X-Mal Deutschland to legendarny już niemiecki zespół założony w 1980 roku, znany nie tylko dlatego, że był prawie wyłącznie żeńskim bandem tworzonym przez trzy Niemki, uzupełniane na basie przez jednego Wolfganga. Jeżeli nieanglojęzycznym zespołem zainteresował się tak renomowany wydawca jak 4AD, to coś musiało być do rzeczy w ich graniu. Nawiasem mówiąc, X-Mal Deutschland nie cieszyło się wielką popularnością w rodzimym kraju.
Muzyka przetacza się przez głośniki niczym maszerująca armia Waffen SS. Fantastyczne zimnofalowo-gotyckie granie zauroczyło mnie już od pierwszego przesłuchania.
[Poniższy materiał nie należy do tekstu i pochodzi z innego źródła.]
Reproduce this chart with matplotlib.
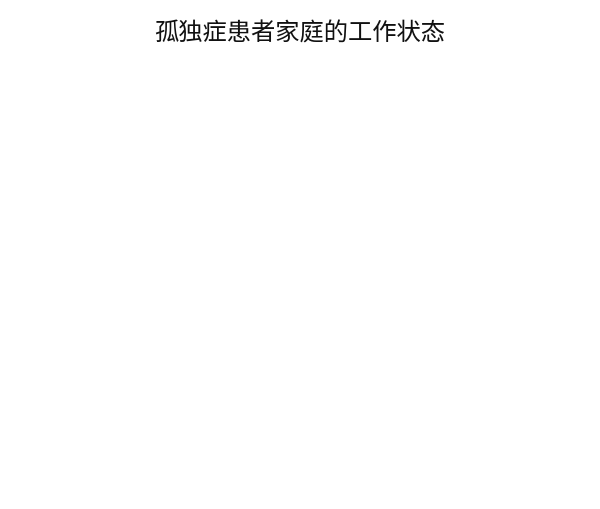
import matplotlib
matplotlib.use("Agg")
import matplotlib.pyplot as plt

plt.rcParams['font.family'] = ['Noto Sans CJK SC', 'DejaVu Sans']

# the reference shows no marks, only the title
title = "孤独症患者家庭的工作状态"
categories = []
values = []

fig = plt.figure(figsize=(6, 5.1), dpi=100)
ax = fig.add_axes([0.05, 0.05, 0.9, 0.8])
if values:
    ax.pie(values, labels=categories)
ax.axis("off")

fig.text(0.5, 0.935, title, ha="center", va="center", fontsize=17.5, color="#111111")

fig.savefig("out.png", dpi=100, facecolor="white")
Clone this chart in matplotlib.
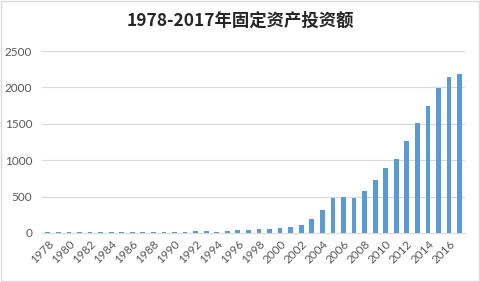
import matplotlib.pyplot as plt
from matplotlib.patches import Rectangle

# 固定资产投资额 1978-2017
years = list(range(1978, 2018))
values = [6, 7, 8, 8, 9, 10, 11, 12, 12, 13, 14, 14,
          15, 18, 22, 20, 19, 22, 41, 46, 50, 55, 69, 87,
          110, 193, 317, 482, 496, 482, 580, 733, 895, 1021,
          1264, 1509, 1741, 1995, 2150, 2182]
tick_labels = [str(y) for y in years[::2]]

plt.rcParams['font.family'] = ['Lato', 'Noto Sans CJK SC', 'DejaVu Sans']

fig = plt.figure(figsize=(4.8, 2.82), dpi=100)
ax = fig.add_axes([0.0875, 0.174, 0.881, 0.645])

x = list(range(len(years)))
ax.bar(x, values, width=0.45, color='#5B9BD5', zorder=3)

ax.set_ylim(0, 2500)
ax.set_yticks([0, 500, 1000, 1500, 2000, 2500])
ax.set_xlim(-0.55, 39.5)
ax.set_xticks(x[::2])
ax.set_xticklabels(tick_labels, rotation=45, ha='right', rotation_mode='anchor')

ax.grid(axis='y', color='#D9D9D9', linewidth=0.8, zorder=0)
for s in ['top', 'right', 'left']:
    ax.spines[s].set_visible(False)
ax.spines['bottom'].set_color('#D9D9D9')
ax.tick_params(axis='both', length=0, colors='#595959', labelsize=8.5)
ax.tick_params(axis='x', pad=4)
ax.tick_params(axis='y', pad=7)

fig.text(0.5, 0.925, '1978-2017年固定资产投资额', ha='center', va='center',
         fontsize=12.5, fontweight='bold', color='#262626',
         family=['Noto Sans CJK SC', 'DejaVu Sans'])

fig.patches.append(Rectangle((0.002, 0.003), 0.996, 0.994, transform=fig.transFigure,
                             fill=False, edgecolor='#D9D9D9', linewidth=1))

fig.savefig('out.png', dpi=100, facecolor='white')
Muzyka z początku wydaje się być chłodna, wykalkulowana i bez cienia emocji, a niemieckie teksty dopełniają obrazu albumu, który mógłby obrazować dzieje ludzkości po nuklearnej apokalipsie. Kompletnie nie rozumiem i nie lubię języka niemieckiego, ale w tym wypadku jego brzmienie mi nie przeszkadza dzięki doskonałemu uzupełnianiu się z muzyką. Same teksty nie wydają mi się ważne, może czasem lepiej jest ich nie rozumieć, by móc w pełni oddać się płynącym z głośników dźwiękom.
Wstyd nie znać! Nic lepszego od tego czasu w klimacie zimnej fali nie wyszło. Po niemal ćwierćwieczu płyta nie zestarzała się ani trochę. Jest wciąż żywa, a na jej brzmieniu i głosie Anji Huewe wzorowało się wielu przyszłych wykonawców – jak choćby Anja (przypadek?) Orthodox z Closterkellera, który to – swoją drogą – na wczesnym etapie swojej działalności był mocno zainspirowany X-Malami.